To Troll or Not to Troll: Millennials and Politics Today

Photo by Yolanda Sun on Unsplash

What does trolling have to do with millennials’ political participation? Dr. Lynn Clark, communications professor at the University of Denver, kicked off the Fall 2019 Civic Engagement Research Conference with her lecture on “Growing up Tracked: How Millennials are Changing Politics by Harnessing Attention in a Society of Surveillance.” Dr. Clark discussed how young people today are combining digital media and civic literacy as they participate in the political process and advocate for change. This participation often takes the form of trolling and “soft trolling,” a term coined by Dr. Clark. Here are three things that you need to know about trolling and younger generations’ political participation:

Trolling is Not What You Think It Is

Dr. Clark defined trolling as “saying something online to upset as many people as possible using whatever linguistic or behavioral tools that are available.” However, when young people engage in trolling to participate in politics, they troll for a purpose, not just to be antagonistic. For example, they troll the trolls (call out people that slander them), troll the system by challenging its flaws, and engage in “soft trolling.”

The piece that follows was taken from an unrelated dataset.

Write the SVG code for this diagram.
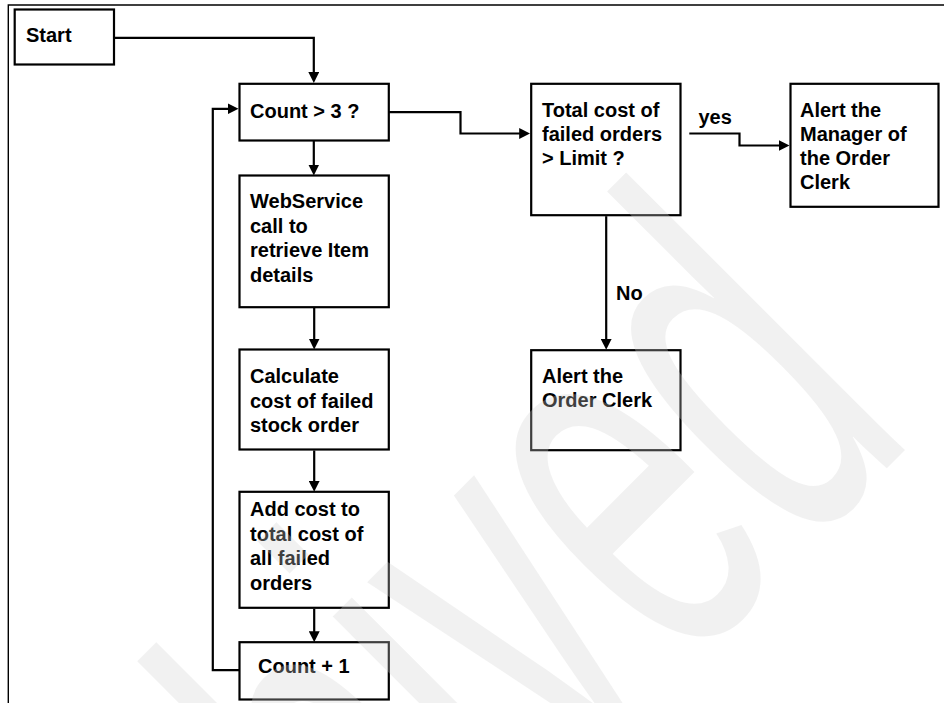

“Soft Trolling”: A More Indirect Approach

“Soft trolling” refers to how youth are “calling attention to power dynamics” with their peers as the intended audience, not larger corporations or governments. Youth use this method to advocate for political change in a more indirect manner so that they will not be viewed as too antagonistic. An example Dr. Clark presented of soft trolling was a meme depicting a man playing tennis, swinging at tear gas instead of a ball. The creators of this meme were “making light of the situation” while also taking a certain political stance.

Sharing One’s Story

Young people are using social media to tell their stories and fight misrepresentation. Dr. Clark shared an example of a Senegalese Muslim high school student who created a TikTok video in response to the Netflix film “Tall Girl,” because she felt that her experience was ignored in the media’s narrative. This student and others are saying “my story is important and it’s not being validated here.” Dr. Clark further explains: “Rather than being framed in a way they don’t like, young people are utilizing media savvy to address their own concerns.”

Through trolling the trolls, trolling the system, and engaging in “soft trolling,” young people are combining their digital media and civic literacy to participate in politics. Because social media is emotionally charged in general, Dr. Clark ended her address with the following advice: “it is important for young people to figure out what they want to do and to see themselves as agentive [taking an active role] in some way” as they participate in politics through the use of social media.